The Jalopy Journal
Discussion in 'The Hokey Ass Message Board' started by tjet, Sep 9, 2013.
Anyone ever sleeve a cylinder this bad? The rest are ok.
Very eager to hear the answer to this one
i would sleeve it.
I've had worse than that sleeved. No issues. If the rest of that 331 is good, Save it!
That can be fixed, I had 3 holes in one and it's still running!
Yea gets a wet sleeve. No biggy if the machinist has any idea in the world what he is doing.
When I was in High School I helped dannhy killcup (you Nor westerners should know of whom I speak) wet sleeve all 6 holes in a GM 250 block. It was a successfull effort to make big inches from a worn inline 6.

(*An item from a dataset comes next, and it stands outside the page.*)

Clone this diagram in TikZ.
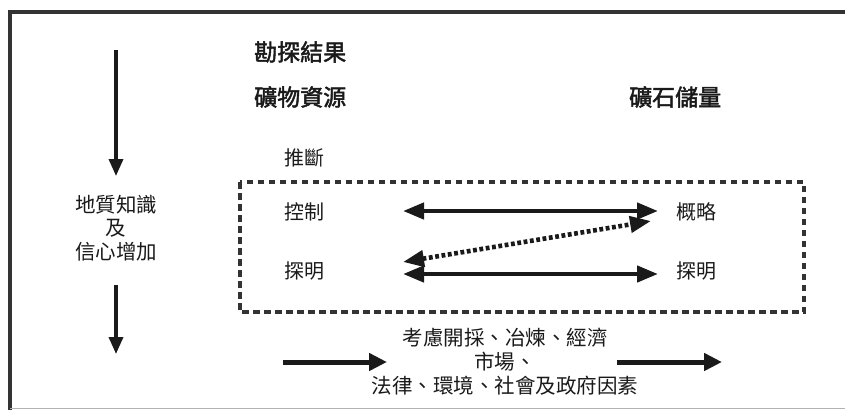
\documentclass[tikz,border=0pt]{standalone}
\usepackage{fontspec}
\newfontfamily\cjk{Noto Sans CJK TC}
\newfontfamily\cjkb[FakeBold=2]{Noto Sans CJK TC}
\usetikzlibrary{arrows.meta}
\definecolor{ink}{HTML}{1A1A1A}
\definecolor{framec}{HTML}{333333}
\begin{document}
\begin{tikzpicture}[x=1pt,y=-1pt,
  txt/.style={inner sep=0pt, font=\cjk\fontsize{20}{23}\selectfont, text=ink},
  title/.style={inner sep=0pt, font=\cjkb\fontsize{23}{26}\selectfont, text=ink},
  varrow/.style={line width=3.4pt, draw=ink, -{Triangle[length=17pt,width=14pt]}},
  harrow/.style={line width=4.4pt, draw=ink, {Triangle[length=21pt,width=16pt]}-{Triangle[length=21pt,width=16pt]}},
  darrow/.style={line width=4.6pt, draw=ink, dash pattern=on 3.8pt off 2.6pt, {Triangle[length=21pt,width=16pt]}-{Triangle[length=21pt,width=16pt]}},
  farrow/.style={line width=5pt, draw=ink, -{Triangle[length=18pt,width=17pt]}},
  dashbox/.style={line width=3.2pt, draw=framec, dash pattern=on 6.5pt off 4.5pt}
]
\useasboundingbox (0,0) rectangle (845,410);
\fill[white] (0,0) rectangle (845,410);
% frame
\draw[line width=4pt, draw=framec] (845,12) -- (10,12) -- (10,410);
\draw[line width=1.2pt, draw=black!30] (10,408.6) -- (845,408.6);
% titles
\node[title, anchor=west] (t1) at (254,52) {勘探結果};
\node[title, anchor=west] (t2) at (254,97) {礦物資源};
\node[title, anchor=west] (t3) at (629,97) {礦石儲量};
% categories
\node[txt, anchor=west] (inf) at (284,158) {推斷};
\node[txt, anchor=west] (ind) at (284,212) {控制};
\node[txt, anchor=west] (mea) at (284,271) {探明};
\node[txt, anchor=west] (prob) at (676,212) {概略};
\node[txt, anchor=west] (prov) at (676,271) {探明};
% left text
\node[txt, align=center, font=\cjk\fontsize{20.5}{23.5}\selectfont] (geo) at (116,228) {地質知識\\及\\信心增加};
% bottom text
\node[txt, align=center, font=\cjk\fontsize{20.5}{24}\selectfont] (fac) at (505,362) {考慮開採、冶煉、經濟\\市場、\\法律、環境、社會及政府因素};
% dashed box
\coordinate (b1) at (240,182);
\coordinate (b2) at (804,312);
\draw[dashbox] (b1) rectangle (b2);
% vertical arrows
\coordinate (v1s) at (116,50);
\coordinate (v1e) at (116,176);
\coordinate (v2s) at (116,285);
\coordinate (v2e) at (116,354);
\draw[varrow] (v1s) -- (v1e);
\draw[varrow] (v2s) -- (v2e);
% horizontal double arrows
\coordinate (a1l) at (403,211);
\coordinate (a1r) at (658,211);
\coordinate (a2l) at (403,274);
\coordinate (a2r) at (658,274);
\coordinate (dl) at (403,262);
\coordinate (dr) at (651,221);
\draw[harrow] (a1l) -- (a1r);
\draw[harrow] (a2l) -- (a2r);
\draw[darrow] (dl) -- (dr);
% bottom arrows
\coordinate (f1s) at (283,362);
\coordinate (f1e) at (387,362);
\coordinate (f2s) at (617,362);
\coordinate (f2e) at (722,362);
\draw[farrow] (f1s) -- (f1e);
\draw[farrow] (f2s) -- (f2e);
\end{tikzpicture}
\end{document}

I have seen way worse on a salt water marine block. The owner had all 8 holes sleeved. $100.00 per hole. Your block appears as though it could easily be saved with a sleeve.
Sleeve it should be fine. Coat the sleeve and bore with KD block sealer and drive it home.
Should be fine with a sleeve.
Thats what they make them for...
Way back in the late 50's my partners and I wet sleeved all 6 holes on our 324 inch Fuel Jimmie. Worked fine till a clutch blew and sawed the bell housing OFF!
Yep those wet sleeves will cause that.
Good machine shop & you will be good to go,it is W/O a doubt worth saving !!
Common with them should be a EZ fix
Ok - cool.
Do they use a sealer to keep the water from getting between the sleeve & cyl wall?
Also, there is a crack that goes down the cylinder. Do they address that before the sleeve goes in (like stop-drill it or something)?
They will no doubt cut the old cylinder wall completely out. Should have a step cut up near the top of the cylinder and the sleve should have a souolder on it to keep it from settling and yes some sealer of some sort will probably be used to keep the water out of the crank case.
If they take the wall out, what holds the sleeve in place?
It will register in the step cut on the top, and the press fit will come from the lower block area underneath the water jacket. After its pressed in, the block will be decked.
OK, got it. So the deck area & lower cyl holds it. I was thinking I might need to put some block fill in it (like 1/2 street fill)
'Sleeve it should be fine. Coat the sleeve and bore with KD block sealer and drive it home.' Dude, slow down and read that SUNBEAM answered your question.
Stop drilling the crack is recomened. As to cutting out the old cylinder wall I like to leave as much as possible. It helps to keep the deck ridged. Most repair sleeves aren't so thick that you will remove all the old wall. When you bore for a sleeve you do not go all the way out the bottom you leave a lip at the bottom and the sleeve is driven to the lip. Then the excess sticking out the top is trimmed flush with the deck.
Good stuff. I'm going to take the block to L.A. Sleeve & get it done.
Yep, it's finding a machinist that knows what he is doing and how to do it right.
It cost me 107 bucks to sleeve one hole in a 350 Chevy block 30 years ago when the going price for a good four bolt block was 100 bucks and I don't know what they would charge now. I ran that engine for a lot of miles in my 48, sold it to a friend and helped him put a re-ring kit in it and I still see the truck he put it in every once in a while.
I sleeved a 261 Chevy block that was that bad, and it held up fine.